SOUTH FORK, Pa.
The Johnstown Flood National Memorial appropriately commemorates the death of 2,209 people, but also includes an amazing tale of one of the survivors.
His name was Victor Heiser. And in the visitors center’s impossible-to-ignore, life-sized depiction of the flood’s devastation and chaos — a mess of massive tree trunks, metal bars, a railroad car and house roofs that seems to jut from a two-floor tall wall — he’s the sculpted image of a teenager shown clinging to a roof.
His life story is tragic and amazing, and while part of it is highlighted in a recorded interview visitors can play, Nathan Koozer, a National Park Service ranger, tells a fuller version.

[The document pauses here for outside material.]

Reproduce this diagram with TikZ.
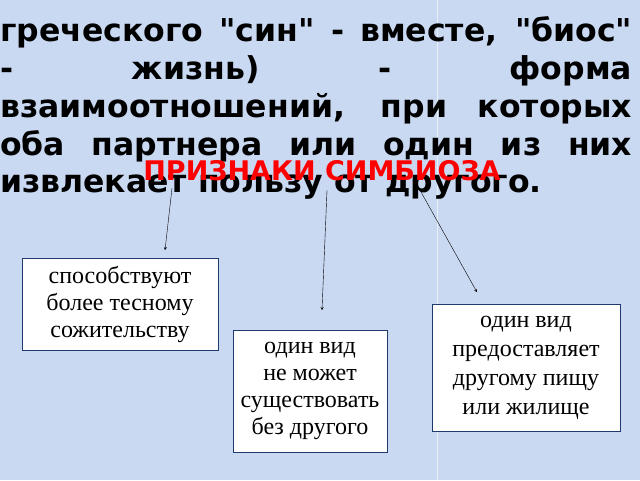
\documentclass[tikz,border=0pt]{standalone}
\usepackage{fontspec}
\setmainfont{Liberation Serif}
\newfontfamily\headfont{DejaVu Sans}
\usetikzlibrary{positioning}
\definecolor{bgblue}{HTML}{C9D9F2}
\definecolor{boxline}{HTML}{1F3A6E}
\tikzset{
    textline/.style={anchor=base west, inner sep=0pt, font=\headfont\bfseries\fontsize{31.5}{33}\selectfont},
    signbox/.style={draw=boxline, thick, fill=white, align=center, inner sep=0pt,
        font=\fontsize{24}{27}\selectfont},
    pointer/.style={->, >=stealth, thin}
}
\begin{document}
\begin{tikzpicture}[x=1pt, y=-1pt]

    \fill[bgblue] (0,0) rectangle (640,480);
    \draw[white, opacity=0.6] (437,0) -- (437,480);
    \useasboundingbox (0,0) rectangle (640,480);

    % text above
    \node[textline] (L1) at (0,41) {\makebox[632pt][s]{греческого "син" - вместе, "биос"}};
    \node[textline] (L2) at (0,79) {\makebox[632pt][s]{- \hfill жизнь) \hfill - \hfill форма}};
    \node[textline] (L3) at (0,117) {\makebox[632pt][s]{взаимоотношений, при которых}};
    \node[textline] (L4) at (0,155) {\makebox[632pt][s]{оба партнера или один из них}};
    \node[textline] (L5) at (0,192) {извлекает пользу от другого.};

    \node[anchor=base, inner sep=0pt, text=red, font=\headfont\bfseries\fontsize{27}{29}\selectfont]
        (title) at (322,180) {ПРИЗНАКИ СИМБИОЗА};

    % boxes
    \node[signbox, minimum width=196pt, minimum height=92pt] (B1) at (120,304)
        {способствуют\\более тесному\\сожительству};
    \node[signbox, minimum width=154pt, minimum height=122pt] (B2) at (310,391)
        {один вид\\не может\\существовать\\без другого};
    \node[signbox, minimum width=188pt, minimum height=127pt, font=\fontsize{24}{29}\selectfont] (B3) at (526,368)
        {один вид\\предоставляет\\другому пищу\\или жилище};

    \coordinate (A1) at (172,188);
    \coordinate (A2) at (327,190);
    \coordinate (A3) at (420,190);
    \draw[pointer] (A1) -- (165,250);
    \draw[pointer] (A2) -- (322,310);
    \draw[pointer] (A3) -- (477,292);

\end{tikzpicture}
\end{document}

The 16-year-old Heiser had climbed to the roof of his house with all of his family in advance of the rapidly approaching flood when his father sent him down to the street to untie the family’s horses from a hitching post so they could swim away when the flood hit.
“As he untied the horses he heard the flood coming and raced to the roof of the building across the street, not his home,” Mr. Koozer said. “The roofs of both building were ripped off by the flood and went surfing through town. He described it later as like being in the middle of a big explosion.”
The boy survived. His parents did not.
The orphaned Heiser grew up, worked as a plumber and a carpenter, and eventually became a doctor. He joined the federal health bureaucracy, which assigned him to Ellis Island and then a post in Italy, where he survived a “mob hit.”
“He was at the boat dock, giving physical exams to people coming to America, when a guy asked him to leave his post so they could collect an illegal tax on those emigrating. Heiser refused and hit men for the Mora family followed him through town and one night he was attacked by a man with a knife,” said Mr. Koozer.
Dr. Heiser fought him off, and soon afterward built a public-health system for the American colonial government in the Philippines from 1903 to 1915 to combat myriad infectious diseases, including the plague, leprosy, smallpox, cholera and malaria.
Mr. Koozer said that while in the Philippines, Dr. Heiser survived the plague, which he contracted after he was bitten by a rat. He also survived the eruption of the Taal Volcano in 1911, which killed 1,334 people.
He continued to circle the globe to fight infectious disease and by the end of his career he is credited with saving 2 million lives.
He was 99 when he died in 1972, and is buried with his parents and many of the other flood victims in Johnstown’s Grandview Cemetery.